Once we overcome the popular notion that Christmas Day ends the Christmas season, there are opportunities for the believer. The first of which may be the Sunday after Christmas:
112. The feast of the holy family of Jesus, Mary and Joseph (Sunday in the Christmas octave) is a festive occasion particularly suitable for the celebration of rites or moments of prayer proper to the Christian family. The recollection of Joseph, Mary and Jesus’ going up to Jerusalem, together with other observant Jewish families, for the celebration of the Passover (cf. Lk 2, 41-42), should normally encourage a positive acceptance of the pastoral suggestion that all members of the family attend Mass on this day.

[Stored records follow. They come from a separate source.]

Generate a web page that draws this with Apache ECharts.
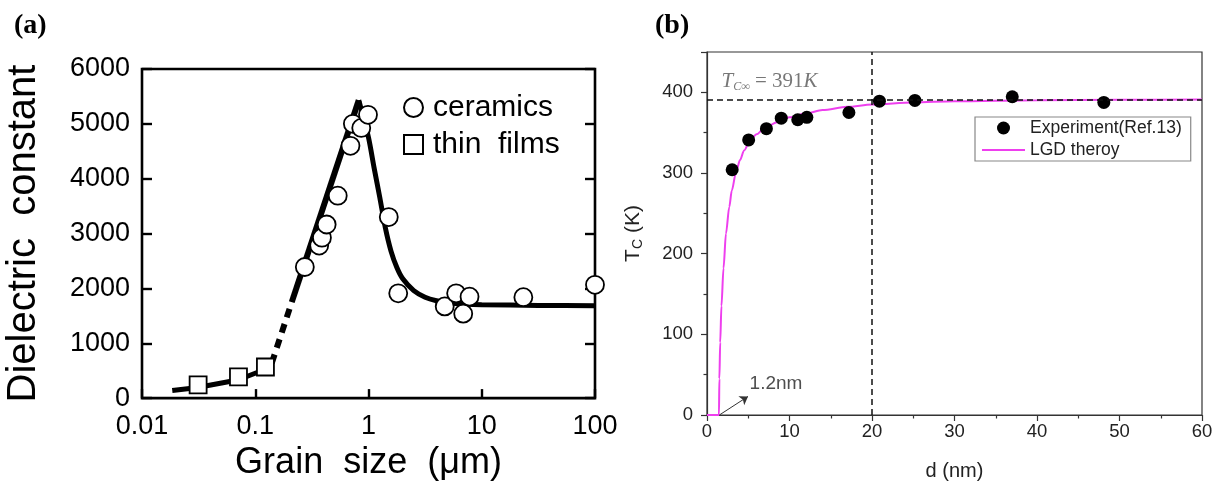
<!DOCTYPE html>
<html><head><meta charset="utf-8">
<script src="https://cdn.jsdelivr.net/npm/echarts@6/dist/echarts.min.js"></script>
<style>html,body{margin:0;padding:0;background:#fff}#c{width:1216px;height:486px}</style>
</head><body><div id="c"></div>
<script>
// ---------- Panel (a) data: grain size (µm) vs dielectric constant ----------
const ceramics = [[0.274,2390],[0.367,2780],[0.388,2925],[0.427,3165],[0.535,3690],[0.693,4600],[0.728,5000],[0.863,4925],[0.99,5165],[1.51,3300],[1.83,1910],[4.71,1672],[5.94,1910],[6.86,1540],[7.8,1850],[23.3,1840],[100,2066]];
const thinFilms = [[0.0313,240],[0.0711,388],[0.123,567]];
const fitFilms = [[0.0185,140],[0.03,190],[0.07,330],[0.125,530]];
const fitDashed = [[0.14,640],[0.21,1750]];
const fitRise = [[0.21,1750],[0.82,5430]];
const fitFall = [[0.82,5430],[1.0,4750],[1.12,4200],[1.26,3650],[1.41,3100],[1.58,2680],[1.78,2380],[2.0,2180],[2.51,1960],[3.16,1840],[3.98,1775],[5.01,1740],[7.08,1715],[10,1703],[31.6,1690],[100,1684]];
const xTicksA = ['0.01','0.1','1','10','100'];
const yTicksA = ['0','1000','2000','3000','4000','5000','6000'];

// ---------- Panel (b) data: d (nm) vs Tc (K) ----------
const experiment = [[3.05,304],[5.05,341],[7.2,355],[9.0,368],[11.0,366],[12.1,369],[17.2,375],[20.9,389],[25.2,390],[37.0,394.5],[48.1,387.5]];
const lgdTheory = [[0,0],[1.45,0],[1.5,45],[1.6,90],[1.75,135],[2.0,182],[2.3,225],[2.7,258],[3.0,278],[3.5,300],[4.0,316],[4.5,328],[5.2,340],[6.0,348],[7.0,356],[8.5,363],[10,369],[12,374],[14,378],[17,382],[20,385],[25,387.5],[30,389],[40,390.3],[50,390.8],[60,391]];
const xTicksB = ['0','10','20','30','40','50','60'];
const yTicksB = ['0','100','200','300','400'];
const tcInf = 391;
const dLine = 20;
const critSize = 1.2;
const annotPos = [1.7, 414];
const critLabelPos = [5.1, 39];
const arrowFrom = [1.5, 0];
const arrowTo = [4.97, 23];

const SANS = '"Liberation Sans", Arial, sans-serif';
const SERIF = '"Liberation Serif", "Times New Roman", serif';

const chart = echarts.init(document.getElementById('c'), null, {renderer:'canvas'});
const blackLine = (w, type) => ({color:'#000', width:w, type:type || 'solid'});

chart.setOption({
  animation:false,
  backgroundColor:'#fff',
  graphic:[
    {type:'text', left:14, top:12, style:{text:'(a)', font:'bold 28px ' + SERIF, fill:'#000'}},
    {type:'text', left:655, top:12, style:{text:'(b)', font:'bold 28px ' + SERIF, fill:'#000'}}
  ],
  grid:[
    {left:142, top:69, width:453, height:333, show:true, borderColor:'#000', borderWidth:2.6, backgroundColor:'transparent'},
    {left:707, top:52, width:495, height:366, show:true, borderColor:'#333', borderWidth:1.2, backgroundColor:'transparent'}
  ],
  legend:[
    {data:['ceramics','thin  films'], orient:'vertical', left:398, top:86, itemWidth:19, itemHeight:19, itemGap:4,
     textStyle:{fontFamily:SANS, fontSize:30, color:'#000', lineHeight:33, padding:[0,0,0,5]}},
    {data:['Experiment(Ref.13)', {name:'LGD theroy', icon:'path://M0,0 L43,0 L43,2.2 L0,2.2 Z'}],
     orient:'vertical', left:975, top:117, itemWidth:43, itemHeight:13, itemGap:2,
     padding:[1,9,1,7], borderColor:'#888', borderWidth:1.2, backgroundColor:'#fff',
     textStyle:{fontFamily:SANS, fontSize:17.5, color:'#222', lineHeight:20}}
  ],
  xAxis:[
    {gridIndex:0, type:'log', logBase:10, min:0.01, max:100,
     axisLine:{show:false},
     axisTick:{inside:true, length:9, lineStyle:{color:'#000', width:2.4}},
     axisLabel:{fontFamily:SANS, fontSize:27, color:'#000', margin:15,
       formatter:v => xTicksA[Math.round(Math.log10(v)) + 2]},
     splitLine:{show:false},
     name:'Grain  size  (μm)', nameLocation:'middle', nameGap:45,
     nameTextStyle:{fontFamily:SANS, fontSize:36, color:'#000'}},
    {gridIndex:1, type:'value', min:0, max:60, interval:10,
     axisLine:{lineStyle:{color:'#333', width:1.2}},
     axisTick:{length:6, lineStyle:{color:'#333', width:1.2}},
     minorTick:{show:true, splitNumber:2, length:3.5, lineStyle:{color:'#333', width:1.2}},
     axisLabel:{fontFamily:SANS, fontSize:18.5, color:'#222', margin:7,
       formatter:v => xTicksB[Math.round(v/10)]},
     splitLine:{show:false},
     name:'d (nm)', nameLocation:'middle', nameGap:46,
     nameTextStyle:{fontFamily:SANS, fontSize:20, color:'#222'}}
  ],
  yAxis:[
    {gridIndex:0, type:'value', min:0, max:6000, interval:1000,
     axisLine:{show:false},
     axisTick:{inside:true, length:10, lineStyle:{color:'#000', width:2.4}},
     axisLabel:{fontFamily:SANS, fontSize:27, color:'#000', margin:12,
       formatter:v => yTicksA[Math.round(v/1000)]},
     splitLine:{show:false},
     name:'Dielectric  constant', nameLocation:'middle', nameRotate:90, nameGap:98,
     nameTextStyle:{fontFamily:SANS, fontSize:40, color:'#000'}},
    {gridIndex:0, type:'value', position:'right', min:0, max:6000, interval:1000,
     axisLine:{show:false},
     axisTick:{inside:true, length:10, lineStyle:{color:'#000', width:2.4}},
     axisLabel:{show:false}, splitLine:{show:false}},
    {gridIndex:1, type:'value', min:0, max:450, interval:100,
     axisLine:{lineStyle:{color:'#333', width:1.2}},
     axisTick:{length:6, lineStyle:{color:'#333', width:1.2}},
     minorTick:{show:true, splitNumber:2, length:3.5, lineStyle:{color:'#333', width:1.2}},
     axisLabel:{fontFamily:SANS, fontSize:18.5, color:'#222', margin:14, showMaxLabel:false,
       formatter:v => (v % 100 === 0 ? yTicksB[v/100] : '')},
     splitLine:{show:false},
     name:'{a|T}{s|C}{a| (K)}', nameLocation:'middle', nameRotate:90, nameGap:62,
     nameTextStyle:{rich:{
       a:{fontFamily:SANS, fontSize:21, color:'#222', lineHeight:24},
       s:{fontFamily:SANS, fontSize:14, color:'#222', lineHeight:14, padding:[10,0,0,0]}
     }}}
  ],
  series:[
    // ----- panel (a) -----
    {name:'fitFilms', type:'line', xAxisIndex:0, yAxisIndex:0, data:fitFilms, symbol:'none', showSymbol:false, lineStyle:blackLine(5), z:2, silent:true},
    {name:'fitDashed', type:'line', xAxisIndex:0, yAxisIndex:0, data:fitDashed, symbol:'none', showSymbol:false, lineStyle:blackLine(6, [9,7]), z:2, silent:true},
    {name:'fitRise', type:'line', xAxisIndex:0, yAxisIndex:0, data:fitRise, symbol:'none', showSymbol:false, lineStyle:blackLine(6), z:2, silent:true},
    {name:'fitFall', type:'line', xAxisIndex:0, yAxisIndex:0, data:fitFall, symbol:'none', showSymbol:false, smooth:0.25, lineStyle:blackLine(5), z:2, silent:true},
    {name:'ceramics', type:'scatter', xAxisIndex:0, yAxisIndex:0, data:ceramics, symbol:'circle', symbolSize:18,
     itemStyle:{color:'#fff', borderColor:'#000', borderWidth:1.8, opacity:1}, z:5},
    {name:'thin  films', type:'scatter', xAxisIndex:0, yAxisIndex:0, data:thinFilms, symbol:'rect', symbolSize:17,
     itemStyle:{color:'#fff', borderColor:'#000', borderWidth:1.8, opacity:1}, z:5},
    // ----- panel (b) -----
    {name:'Experiment(Ref.13)', type:'scatter', xAxisIndex:1, yAxisIndex:2, data:experiment, symbol:'circle', symbolSize:13,
     itemStyle:{color:'#000', opacity:1}, z:4,
     markLine:{silent:true, symbol:'none', label:{show:false}, animation:false,
       lineStyle:{color:'#111', type:[6,4], width:1.5},
       data:[{yAxis:tcInf},{xAxis:dLine}]}},
    {name:'LGD theroy', type:'line', xAxisIndex:1, yAxisIndex:2, data:lgdTheory, symbol:'none', showSymbol:false,
     smooth:0.3, smoothMonotone:'x', lineStyle:{color:'#ee3fee', width:2}, itemStyle:{color:'#ee3fee'}, z:3},
    {name:'annot', type:'scatter', xAxisIndex:1, yAxisIndex:2, silent:true, symbolSize:1, itemStyle:{color:'rgba(0,0,0,0)'},
     data:[{value:annotPos, label:{formatter:'{t|T}{s|C∞}{e| = ' + tcInf + '}{t|K}'}},
           {value:critLabelPos, label:{formatter:'{n|' + critSize + 'nm}'}}],
     label:{show:true, position:'right', distance:0,
       rich:{
         t:{fontFamily:SERIF, fontStyle:'italic', fontSize:21, color:'#555', lineHeight:24},
         s:{fontFamily:SERIF, fontStyle:'italic', fontSize:12, color:'#555', lineHeight:12, padding:[11,0,0,0]},
         e:{fontFamily:SERIF, fontSize:21, color:'#555', lineHeight:24},
         n:{fontFamily:SANS, fontSize:19, color:'#222'}
       }},
     markLine:{silent:true, symbol:['none','arrow'], symbolSize:8, label:{show:false}, animation:false,
       lineStyle:{color:'#333', width:1, type:'solid'},
       data:[[{coord:arrowFrom},{coord:arrowTo}]]}}
  ]
});
</script>
</body></html>
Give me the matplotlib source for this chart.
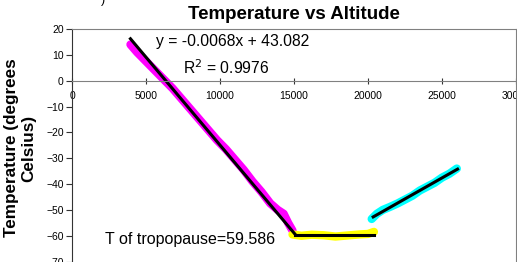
import numpy as np
import matplotlib
matplotlib.use('Agg')
import matplotlib.pyplot as plt

plt.rcParams['font.family'] = ['Liberation Sans', 'DejaVu Sans']

# troposphere readings (magenta)
trop_alt = [3950, 4400, 5000, 5600, 6200, 6800, 7400, 8000, 8600, 9200, 9800,
            10400, 11000, 11600, 12200, 12800, 13400, 13900, 14300, 14600, 14900]
trop_temp = [14.0, 11.0, 7.5, 4.0, 0.5, -3.0, -7.0, -11.0, -15.0, -19.0, -23.0,
             -26.5, -30.5, -34.5, -39.0, -43.0, -47.5, -50.0, -51.5, -55.0, -58.0]

# tropopause readings (yellow)
pause_alt = [14900, 15500, 16200, 17000, 17800, 18600, 19400, 20000, 20400]
pause_temp = [-59.5, -60.0, -59.6, -59.8, -60.3, -59.9, -59.5, -59.3, -58.5]

# stratosphere readings (cyan)
strat_alt = [20250, 20600, 21000, 21500, 22000, 22500, 23000, 23500, 24000,
             24500, 25000, 25500, 26000]
strat_temp = [-53.5, -51.5, -50.0, -48.8, -47.5, -46.0, -44.5, -42.5, -41.0,
              -39.5, -37.5, -36.0, -34.0]

slope = -0.0068
intercept = 43.082
t_pause = -59.586

fig = plt.figure(figsize=(5.17, 2.62), dpi=100)
ax = fig.add_axes([72/517, 0.4/262, 444/517, 232.6/262])

ax.plot(trop_alt, trop_temp, color='#FF00FF', lw=6, solid_capstyle='round')
ax.plot(pause_alt, pause_temp, color='#FFFF00', lw=6, solid_capstyle='round')
ax.plot(strat_alt, strat_temp, color='#00FFFF', lw=6, solid_capstyle='round')

# trend lines
x_meet = (t_pause - intercept) / slope
fx = np.array([trop_alt[0], x_meet])
ax.plot(fx, slope * fx + intercept, color='black', lw=2.2)
ax.plot([x_meet, pause_alt[-1]], [t_pause, t_pause], color='black', lw=2.2)
p = np.polyfit(strat_alt, strat_temp, 1)
sx = np.array([strat_alt[0] + 100, strat_alt[-1] + 50])
ax.plot(sx, np.polyval(p, sx), color='black', lw=2.2)

ax.set_xlim(0, 30000)
ax.set_ylim(-70, 20)
ax.set_xticks(range(0, 30001, 5000))
ax.set_yticks(range(-70, 21, 10))
ax.spines['bottom'].set_position(('data', 0))
ax.spines['bottom'].set_color('#808080')
ax.spines['top'].set_color('#808080')
ax.spines['right'].set_color('#808080')
ax.spines['left'].set_color('#333333')
ax.tick_params(axis='x', direction='inout', length=5, labelsize=7.5, pad=5, color='#333333')
ax.tick_params(axis='y', direction='out', length=4, labelsize=7.5, pad=2, color='#333333')

ax.set_title('Temperature vs Altitude', fontsize=13.5, fontweight='bold', pad=7)
ax.text(5700, 15.0, 'y = -0.0068x + 43.082', fontsize=11.3, va='center')
ax.text(7500, 5.0, 'R$^2$ = 0.9976', fontsize=11.3, va='center')
ax.text(2250, -61.6, 'T of tropopause=59.586', fontsize=11.5, va='center')

fig.text(20/517, 1 - 148/262, 'Temperature (degrees\nCelsius)', rotation=90,
         fontsize=12.3, fontweight='bold', ha='center', va='center',
         multialignment='center', linespacing=1.15)
fig.text(103/517, 1.0, ')', fontsize=9, ha='center', va='center')

fig.savefig('out.png', dpi=100)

It would be the wish of every serious liturgist and pastor that the Sunday after Christmas be attended by the same throngs of families who cam on Christmas Eve and Day. Sadly, we know this is rarely the case.
This feast day also affords an opportunity for the renewal of our entrustment to the patronage of the Holy Family of Nazareth (Cf. Actus consecrationis familiarum, in EI, Aliae concessiones, 1, p. 50); the blessing of children as provided in the ritual (Cf Book of Blessings 174-194); and where opportune, for the renewal of marriage vows taken by the spouses on their wedding day, and also for the exchange of promises between those engaged to be married in which they formalize their desire to found a new Christian family (Cf. ibid., Ordo benedictionis desponsatorum, 195-204).
My parish observes a monthly blessings for couples celebrating an anniversary. Our December blessing is always done on Holy Family Sunday. How many engaged couples seek this blessing mentioned above? Many young people make a promise on Christmas. Where is the Catholic culture strong enough to suggest such a blessing long before a wedding day?
Outside of the feast, the faithful have frequent recourse to the Holy Family of Nazareth in many of life’s circumstances: joining the Association of the Holy Family so as to model their own families on the Holy Family of Nazareth (Erected by Leo XIII through the Apostolic Letter Neminem fugit (14 June 1892) in Leonis XIII Pontificis Maximi Acta, XII, Typographia Vaticana, Romae 1893, pp. 149-158: confirmed by John Paul II with the decree of the Pontifical Council for the Laity (25 November 1987)); frequent prayers to entrust themselves to the patronage of the Holy Family and to obtain assistance at the hour of death(Cf. EI, Piae invocationes, p. 83).
Are people aware of this association?
The Directory on Popular Piety and the Liturgy is online at the Vatican site.